# ibs help



## tracey08 (Oct 23, 2017)

Hi my name is TRacey, and i was diagnosed with ibs about 20 years ago, and thing werent to bad in the early days, but the last few years have been horrendous. If i have 1 glass of alcohol the pain is so bad that i cant stand up, then for the next 4/5 days the griping pains are so bad that i cant sleep, everything i eat or drink just sets it of lately. The doctor just gives me the same tablets even though i have said they dont work. I was wondering if anyone has some tips that have helped them please. Thank you

Tracey


----------



## NicAli90 (Oct 23, 2017)

Hi Tracey, is it any alcohol or a specific kind?
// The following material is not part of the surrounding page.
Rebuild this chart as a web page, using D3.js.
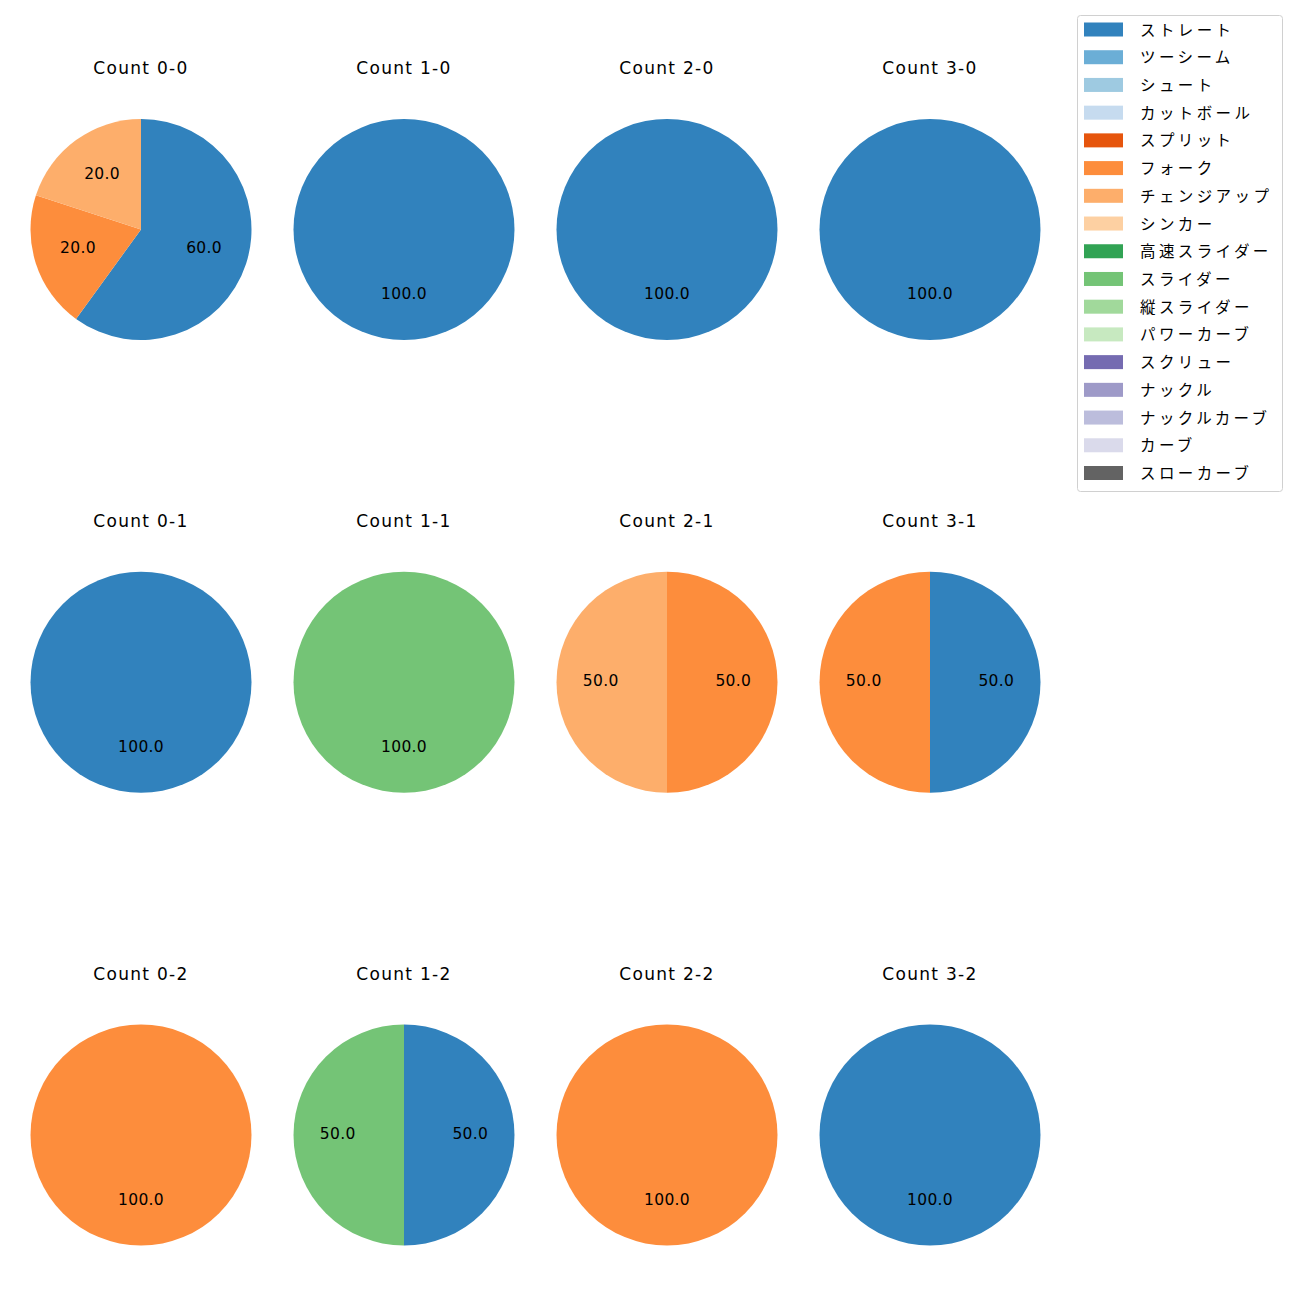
<!DOCTYPE html>
<html><head><meta charset="utf-8">
<script src="https://cdn.jsdelivr.net/npm/d3@7"></script>
<style>body{margin:0;background:#fff}svg{display:block}text{font-family:"DejaVu Sans","Noto Sans CJK JP",sans-serif}.lg{font-family:"Noto Sans CJK JP",sans-serif}</style>
</head><body>
<script>
const pitchTypes = ["ストレート","ツーシーム","シュート","カットボール","スプリット","フォーク","チェンジアップ","シンカー","高速スライダー","スライダー","縦スライダー","パワーカーブ","スクリュー","ナックル","ナックルカーブ","カーブ","スローカーブ"];
const pitchColors = ["#3182bd","#6baed6","#9ecae1","#c6dbef","#e6550d","#fd8d3c","#fdae6b","#fdd0a2","#31a354","#74c476","#a1d99b","#c7e9c0","#756bb1","#9e9ac8","#bcbddc","#dadaeb","#636363"];
const countTitles = ["Count 0-0","Count 1-0","Count 2-0","Count 3-0","Count 0-1","Count 1-1","Count 2-1","Count 3-1","Count 0-2","Count 1-2","Count 2-2","Count 3-2"];
const pieTypes = [
  ["ストレート","フォーク","チェンジアップ"],
  ["ストレート"],["ストレート"],["ストレート"],
  ["ストレート"],["スライダー"],["フォーク","チェンジアップ"],["ストレート","フォーク"],
  ["フォーク"],["ストレート","スライダー"],["フォーク"],["ストレート"]
];
const pieValues = [
  [60,20,20],
  [100],[100],[100],
  [100],[100],[50,50],[50,50],
  [100],[50,50],[100],[100]
];

const W=1300,H=1300;
const svg=d3.select("body").append("svg").attr("width",W).attr("height",H);
const color=d3.scaleOrdinal().domain(pitchTypes).range(pitchColors);
const colX=d3.scalePoint().domain([0,1,2,3]).range([141,930]);
const rowY=d3.scalePoint().domain([0,1,2]).range([229.5,1135]);
const R=110.5;
const pie=d3.pie().sort(null).value(d=>d.v);
const arc=d3.arc().innerRadius(0).outerRadius(R);
const labelArc=d3.arc().innerRadius(R*0.6).outerRadius(R*0.6);

countTitles.forEach((t,i)=>{
  const cx=colX(i%4), cy=rowY(Math.floor(i/4));
  const g=svg.append("g").attr("transform",`translate(${cx},${cy})`);
  const data=pieTypes[i].map((k,j)=>({k,v:pieValues[i][j]}));
  const arcs=pie(data);
  g.selectAll("path").data(arcs).join("path").attr("d",arc).attr("fill",d=>color(d.data.k));
  g.selectAll("text.lbl").data(arcs).join("text").attr("class","lbl")
    .attr("x",d=>labelArc.centroid(d)[0]).attr("y",d=>labelArc.centroid(d)[1]+3.5)
    .attr("text-anchor","middle")
    .style("font-size","15.5px").style("letter-spacing","0.3px").attr("fill","#000")
    .text(d=>(d.data.v/d3.sum(pieValues[i])*100).toFixed(1));
  svg.append("text").attr("x",cx).attr("y",cy-155.5).attr("text-anchor","middle")
    .style("font-size","17px").style("letter-spacing","1.3px").attr("fill","#000").text(t);
});

// legend
const lg=svg.append("g");
lg.append("rect").attr("x",1077.5).attr("y",15.5).attr("width",205).attr("height",476).attr("rx",3)
  .attr("fill","#fff").attr("stroke","#d0d0d0").attr("stroke-width",1);
const ly=d3.scalePoint().domain(pitchTypes).range([29.5,473]);
pitchTypes.forEach(p=>{
  lg.append("rect").attr("x",1084).attr("y",ly(p)-7).attr("width",39).attr("height",14).attr("fill",color(p));
  lg.append("text").attr("class","lg").attr("x",1140).attr("y",ly(p)-1).attr("dominant-baseline","central")
    .style("font-size","15.5px").style("letter-spacing","3.4px").attr("fill","#000").text(p);
});
</script>
</body></html>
Like hard liquor, beer, or wine or all of the above?


----------



## steenie (Sep 23, 2012)

Have you had your liver checked?


----------



## tracey08 (Oct 23, 2017)

Hi its any alcohol. i have had my liver and kidneys checked. i also have very smelly gas


----------



## steenie (Sep 23, 2012)

I'm going to be really blunt.....

Don't drink it then. Are the symptoms really worth that alcoholic beverage?

It was one of the first things I gave up when first diagnosed and never reintroduced it back in. I don't miss it at all.

Been tested for gout?


----------



## lonelygirl (Nov 16, 2017)

tracey08 said:


> Hi my name is TRacey, and i was diagnosed with ibs about 20 years ago, and thing werent to bad in the early days, but the last few years have been horrendous. If i have 1 glass of alcohol the pain is so bad that i cant stand up, then for the next 4/5 days the griping pains are so bad that i cant sleep, everything i eat or drink just sets it of lately. The doctor just gives me the same tablets even though i have said they dont work. I was wondering if anyone has some tips that have helped them please. Thank you
> 
> Tracey


don;t drink alcohol or smoke it increase ibs symptoms. IBS also increases with age. so watch your diet exercise and overall lifestyle


----------



## Progknife (Jul 21, 2021)

The best advice I can give is not to drink alcohol. When you drink alcohol, the symptoms of IBS increase, IBS also increases. I suffered from alcoholism, and my liver was collapsing; I kept drinking until I fainted. I woke up in hospital with awful results. It was decided to go to rehab to recover. Nothing was going on inside me, I had no emotions, which scared me the most. A friend of mine brought me to Erskine Mains House, Meadows Dr, Erskine PA8 7ED. I spent about a month there and came out a completely new person.


----------



## Silviegee (Jan 12, 2021)

I agree with not drinking at all, if any alcohol triggers IBS symptoms. It isn't worth it.

In my own case I got IBS symptoms with red wine. Then it started happening with white wine too. And Champagne.
I tried Brandy, as a small Brandy can often settle the stomach. That was okay for a little while, but then I suspected it.

I never really liked clear spirits like vodka or gin or white rum at all!
But I bought a very good quality vodka to try. I infused it with a few pieces of fresh ginger, half a cinnamon stick, a fennel teabag! and a couple of sprigs of fresh lemon balm from my garden, and let it sit for a while. Then I added some raw honey (bear in mind that honey is HIGH Fodmap! )
Yet honey has never given me any issues. We are all different.

That drink (in small amounts/moderate amounts) does not seem to trigger any flares and is very tasty. I add some mineral water too. (yes, sparkling....which we are not supposed to have but which I like and which seems to suit me.


----------